## begin DATASET EXCERPT
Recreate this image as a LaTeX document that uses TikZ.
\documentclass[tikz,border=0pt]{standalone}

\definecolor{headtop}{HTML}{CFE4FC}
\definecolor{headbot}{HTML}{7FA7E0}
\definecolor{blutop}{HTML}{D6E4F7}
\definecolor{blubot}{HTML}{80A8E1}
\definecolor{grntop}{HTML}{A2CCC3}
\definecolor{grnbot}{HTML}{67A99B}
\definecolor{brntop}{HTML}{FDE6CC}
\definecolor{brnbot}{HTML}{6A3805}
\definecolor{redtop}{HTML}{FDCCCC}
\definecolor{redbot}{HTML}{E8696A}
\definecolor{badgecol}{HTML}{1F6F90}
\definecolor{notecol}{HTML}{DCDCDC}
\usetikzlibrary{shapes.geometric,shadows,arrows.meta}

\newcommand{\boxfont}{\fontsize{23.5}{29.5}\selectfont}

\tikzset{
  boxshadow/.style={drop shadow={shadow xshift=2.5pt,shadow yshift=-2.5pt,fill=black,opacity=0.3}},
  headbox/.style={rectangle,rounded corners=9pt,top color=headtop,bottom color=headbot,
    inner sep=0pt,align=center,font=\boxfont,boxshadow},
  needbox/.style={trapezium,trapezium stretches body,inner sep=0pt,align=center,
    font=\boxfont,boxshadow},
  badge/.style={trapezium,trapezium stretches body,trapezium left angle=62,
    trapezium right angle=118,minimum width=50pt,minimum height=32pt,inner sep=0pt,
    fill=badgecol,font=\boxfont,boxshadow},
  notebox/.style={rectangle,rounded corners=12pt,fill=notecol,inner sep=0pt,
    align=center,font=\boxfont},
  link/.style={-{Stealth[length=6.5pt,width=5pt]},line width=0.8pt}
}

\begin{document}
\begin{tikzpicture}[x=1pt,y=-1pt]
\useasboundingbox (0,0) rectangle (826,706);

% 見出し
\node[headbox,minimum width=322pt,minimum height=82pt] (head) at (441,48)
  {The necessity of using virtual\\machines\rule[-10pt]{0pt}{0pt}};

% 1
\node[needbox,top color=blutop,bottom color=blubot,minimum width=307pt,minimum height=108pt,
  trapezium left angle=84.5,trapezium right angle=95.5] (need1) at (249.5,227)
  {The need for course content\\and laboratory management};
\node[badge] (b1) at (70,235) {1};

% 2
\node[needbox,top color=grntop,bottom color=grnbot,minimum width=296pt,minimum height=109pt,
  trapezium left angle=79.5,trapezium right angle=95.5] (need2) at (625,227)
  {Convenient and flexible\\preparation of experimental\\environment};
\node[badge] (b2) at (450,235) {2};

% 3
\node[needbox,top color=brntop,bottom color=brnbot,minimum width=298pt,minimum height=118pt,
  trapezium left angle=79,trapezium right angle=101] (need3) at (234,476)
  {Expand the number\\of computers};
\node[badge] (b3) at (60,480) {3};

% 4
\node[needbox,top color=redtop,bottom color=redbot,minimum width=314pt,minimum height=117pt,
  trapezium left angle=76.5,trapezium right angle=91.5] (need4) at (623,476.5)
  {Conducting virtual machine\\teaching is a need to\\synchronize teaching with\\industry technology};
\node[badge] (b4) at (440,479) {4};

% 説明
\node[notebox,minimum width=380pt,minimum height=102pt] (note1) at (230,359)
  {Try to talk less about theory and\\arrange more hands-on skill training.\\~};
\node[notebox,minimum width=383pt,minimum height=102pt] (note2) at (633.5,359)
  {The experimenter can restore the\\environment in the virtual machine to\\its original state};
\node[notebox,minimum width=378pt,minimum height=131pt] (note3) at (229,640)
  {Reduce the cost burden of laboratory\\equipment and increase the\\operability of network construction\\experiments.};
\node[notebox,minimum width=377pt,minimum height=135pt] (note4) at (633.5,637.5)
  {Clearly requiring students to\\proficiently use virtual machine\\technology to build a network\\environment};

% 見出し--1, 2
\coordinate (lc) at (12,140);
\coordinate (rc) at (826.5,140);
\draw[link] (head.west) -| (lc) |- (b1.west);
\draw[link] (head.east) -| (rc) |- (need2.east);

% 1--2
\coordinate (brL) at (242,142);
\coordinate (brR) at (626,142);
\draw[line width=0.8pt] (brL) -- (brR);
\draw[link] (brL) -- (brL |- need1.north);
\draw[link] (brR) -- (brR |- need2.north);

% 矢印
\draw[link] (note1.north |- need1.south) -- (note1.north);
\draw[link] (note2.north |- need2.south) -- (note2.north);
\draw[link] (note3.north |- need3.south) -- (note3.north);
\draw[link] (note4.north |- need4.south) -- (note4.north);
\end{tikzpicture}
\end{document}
## end DATASET EXCERPT
- STATED EXERCISE: Your task is to repeat every line exactly.

- EXERCISE SOLUTION:
Recreate this image as a LaTeX document that uses TikZ.
\documentclass[tikz,border=0pt]{standalone}

\definecolor{headtop}{HTML}{CFE4FC}
\definecolor{headbot}{HTML}{7FA7E0}
\definecolor{blutop}{HTML}{D6E4F7}
\definecolor{blubot}{HTML}{80A8E1}
\definecolor{grntop}{HTML}{A2CCC3}
\definecolor{grnbot}{HTML}{67A99B}
\definecolor{brntop}{HTML}{FDE6CC}
\definecolor{brnbot}{HTML}{6A3805}
\definecolor{redtop}{HTML}{FDCCCC}
\definecolor{redbot}{HTML}{E8696A}
\definecolor{badgecol}{HTML}{1F6F90}
\definecolor{notecol}{HTML}{DCDCDC}
\usetikzlibrary{shapes.geometric,shadows,arrows.meta}

\newcommand{\boxfont}{\fontsize{23.5}{29.5}\selectfont}

\tikzset{
  boxshadow/.style={drop shadow={shadow xshift=2.5pt,shadow yshift=-2.5pt,fill=black,opacity=0.3}},
  headbox/.style={rectangle,rounded corners=9pt,top color=headtop,bottom color=headbot,
    inner sep=0pt,align=center,font=\boxfont,boxshadow},
  needbox/.style={trapezium,trapezium stretches body,inner sep=0pt,align=center,
    font=\boxfont,boxshadow},
  badge/.style={trapezium,trapezium stretches body,trapezium left angle=62,
    trapezium right angle=118,minimum width=50pt,minimum height=32pt,inner sep=0pt,
    fill=badgecol,font=\boxfont,boxshadow},
  notebox/.style={rectangle,rounded corners=12pt,fill=notecol,inner sep=0pt,
    align=center,font=\boxfont},
  link/.style={-{Stealth[length=6.5pt,width=5pt]},line width=0.8pt}
}

\begin{document}
\begin{tikzpicture}[x=1pt,y=-1pt]
\useasboundingbox (0,0) rectangle (826,706);

% 見出し
\node[headbox,minimum width=322pt,minimum height=82pt] (head) at (441,48)
  {The necessity of using virtual\\machines\rule[-10pt]{0pt}{0pt}};

% 1
\node[needbox,top color=blutop,bottom color=blubot,minimum width=307pt,minimum height=108pt,
  trapezium left angle=84.5,trapezium right angle=95.5] (need1) at (249.5,227)
  {The need for course content\\and laboratory management};
\node[badge] (b1) at (70,235) {1};

% 2
\node[needbox,top color=grntop,bottom color=grnbot,minimum width=296pt,minimum height=109pt,
  trapezium left angle=79.5,trapezium right angle=95.5] (need2) at (625,227)
  {Convenient and flexible\\preparation of experimental\\environment};
\node[badge] (b2) at (450,235) {2};

% 3
\node[needbox,top color=brntop,bottom color=brnbot,minimum width=298pt,minimum height=118pt,
  trapezium left angle=79,trapezium right angle=101] (need3) at (234,476)
  {Expand the number\\of computers};
\node[badge] (b3) at (60,480) {3};

% 4
\node[needbox,top color=redtop,bottom color=redbot,minimum width=314pt,minimum height=117pt,
  trapezium left angle=76.5,trapezium right angle=91.5] (need4) at (623,476.5)
  {Conducting virtual machine\\teaching is a need to\\synchronize teaching with\\industry technology};
\node[badge] (b4) at (440,479) {4};

% 説明
\node[notebox,minimum width=380pt,minimum height=102pt] (note1) at (230,359)
  {Try to talk less about theory and\\arrange more hands-on skill training.\\~};
\node[notebox,minimum width=383pt,minimum height=102pt] (note2) at (633.5,359)
  {The experimenter can restore the\\environment in the virtual machine to\\its original state};
\node[notebox,minimum width=378pt,minimum height=131pt] (note3) at (229,640)
  {Reduce the cost burden of laboratory\\equipment and increase the\\operability of network construction\\experiments.};
\node[notebox,minimum width=377pt,minimum height=135pt] (note4) at (633.5,637.5)
  {Clearly requiring students to\\proficiently use virtual machine\\technology to build a network\\environment};

% 見出し--1, 2
\coordinate (lc) at (12,140);
\coordinate (rc) at (826.5,140);
\draw[link] (head.west) -| (lc) |- (b1.west);
\draw[link] (head.east) -| (rc) |- (need2.east);

% 1--2
\coordinate (brL) at (242,142);
\coordinate (brR) at (626,142);
\draw[line width=0.8pt] (brL) -- (brR);
\draw[link] (brL) -- (brL |- need1.north);
\draw[link] (brR) -- (brR |- need2.north);

% 矢印
\draw[link] (note1.north |- need1.south) -- (note1.north);
\draw[link] (note2.north |- need2.south) -- (note2.north);
\draw[link] (note3.north |- need3.south) -- (note3.north);
\draw[link] (note4.north |- need4.south) -- (note4.north);
\end{tikzpicture}
\end{document}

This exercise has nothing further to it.